-- Objective --
Restate the material word for word and leave out anything that is a picture.

# Start of Recorded data

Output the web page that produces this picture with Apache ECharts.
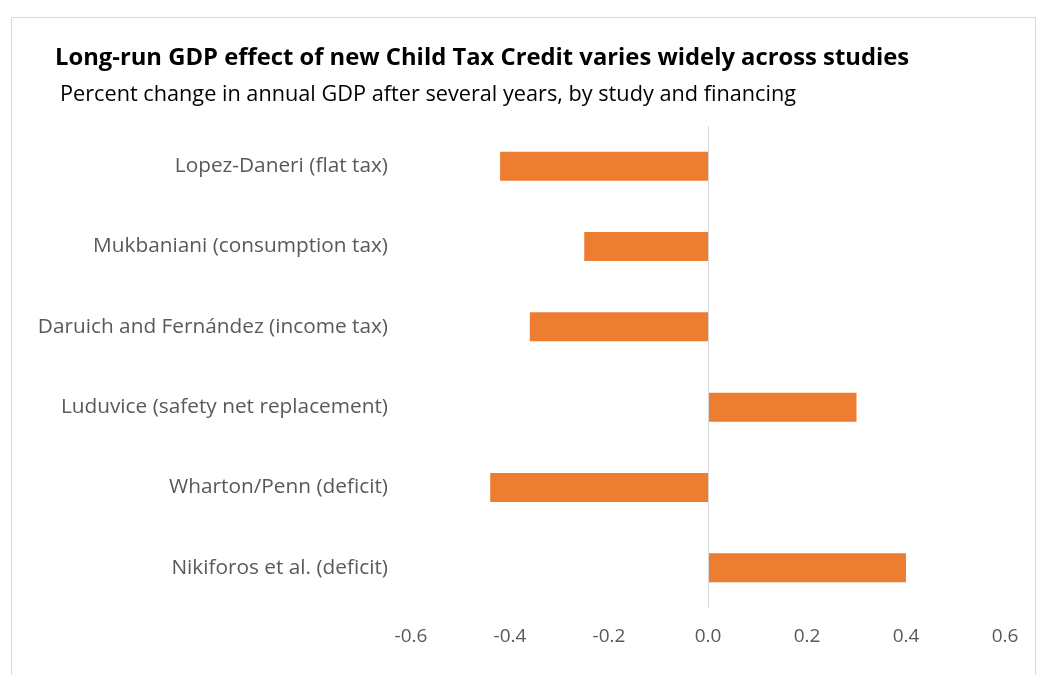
<!DOCTYPE html>
<html><head><meta charset="utf-8">
<script src="https://cdn.jsdelivr.net/npm/echarts@6/dist/echarts.min.js"></script>
<style>
html,body{margin:0;padding:0;background:#fff;overflow:hidden}
#frame{position:absolute;left:11px;top:17px;width:1025px;height:700px;border:1px solid #d9d9d9;box-sizing:border-box}
#c{position:absolute;left:0;top:0;width:1039px;height:675px}
</style></head>
<body><div id="frame"></div><div id="c"></div>
<script>
const categories = ["Lopez-Daneri (flat tax)","Mukbaniani (consumption tax)","Daruich and Fernández (income tax)","Luduvice (safety net replacement)","Wharton/Penn (deficit)","Nikiforos et al. (deficit)"];
const values = [-0.42,-0.25,-0.36,0.30,-0.44,0.40];
const titleText = "Long-run GDP effect of new Child Tax Credit varies widely across studies";
const subtitleText = "Percent change in annual GDP after several years, by study and financing";
const FONT = "'Open Sans', sans-serif";
const chart = echarts.init(document.getElementById('c'));
chart.setOption({
  animation:false,
  graphic:[
    {type:'text',left:55,top:46,style:{text:titleText,font:"bold 23.8px 'Open Sans', sans-serif",fill:'#000'}},
    {type:'text',left:60,top:84,style:{text:subtitleText,font:"21.7px 'Open Sans', sans-serif",fill:'#000'}}
  ],
  grid:{left:411,right:34,top:126,bottom:67,containLabel:false},
  xAxis:{type:'value',min:-0.6,max:0.6,interval:0.2,
    axisLine:{show:false},axisTick:{show:false},splitLine:{show:false},
    axisLabel:{color:'#595959',fontFamily:FONT,fontSize:19,margin:19,formatter:v=>v.toFixed(1)}},
  yAxis:{type:'category',data:categories,inverse:true,
    axisLine:{show:false},axisTick:{show:false},
    axisLabel:{color:'#595959',fontFamily:FONT,fontSize:20.8,margin:23}},
  series:[{type:'bar',data:values,barWidth:29,itemStyle:{color:'#ED7D31'},
    markLine:{silent:true,symbol:'none',label:{show:false},
      lineStyle:{color:'#d9d9d9',type:'solid',width:1},data:[{xAxis:0}]}}]
});
</script></body></html>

# End of Recorded data

-- Answer for the task --
Output the web page that produces this picture with Apache ECharts.
<!DOCTYPE html>
<html><head><meta charset="utf-8">
<script src="https://cdn.jsdelivr.net/npm/echarts@6/dist/echarts.min.js"></script>
<style>
html,body{margin:0;padding:0;background:#fff;overflow:hidden}
#frame{position:absolute;left:11px;top:17px;width:1025px;height:700px;border:1px solid #d9d9d9;box-sizing:border-box}
#c{position:absolute;left:0;top:0;width:1039px;height:675px}
</style></head>
<body><div id="frame"></div><div id="c"></div>
<script>
const categories = ["Lopez-Daneri (flat tax)","Mukbaniani (consumption tax)","Daruich and Fernández (income tax)","Luduvice (safety net replacement)","Wharton/Penn (deficit)","Nikiforos et al. (deficit)"];
const values = [-0.42,-0.25,-0.36,0.30,-0.44,0.40];
const titleText = "Long-run GDP effect of new Child Tax Credit varies widely across studies";
const subtitleText = "Percent change in annual GDP after several years, by study and financing";
const FONT = "'Open Sans', sans-serif";
const chart = echarts.init(document.getElementById('c'));
chart.setOption({
  animation:false,
  graphic:[
    {type:'text',left:55,top:46,style:{text:titleText,font:"bold 23.8px 'Open Sans', sans-serif",fill:'#000'}},
    {type:'text',left:60,top:84,style:{text:subtitleText,font:"21.7px 'Open Sans', sans-serif",fill:'#000'}}
  ],
  grid:{left:411,right:34,top:126,bottom:67,containLabel:false},
  xAxis:{type:'value',min:-0.6,max:0.6,interval:0.2,
    axisLine:{show:false},axisTick:{show:false},splitLine:{show:false},
    axisLabel:{color:'#595959',fontFamily:FONT,fontSize:19,margin:19,formatter:v=>v.toFixed(1)}},
  yAxis:{type:'category',data:categories,inverse:true,
    axisLine:{show:false},axisTick:{show:false},
    axisLabel:{color:'#595959',fontFamily:FONT,fontSize:20.8,margin:23}},
  series:[{type:'bar',data:values,barWidth:29,itemStyle:{color:'#ED7D31'},
    markLine:{silent:true,symbol:'none',label:{show:false},
      lineStyle:{color:'#d9d9d9',type:'solid',width:1},data:[{xAxis:0}]}}]
});
</script></body></html>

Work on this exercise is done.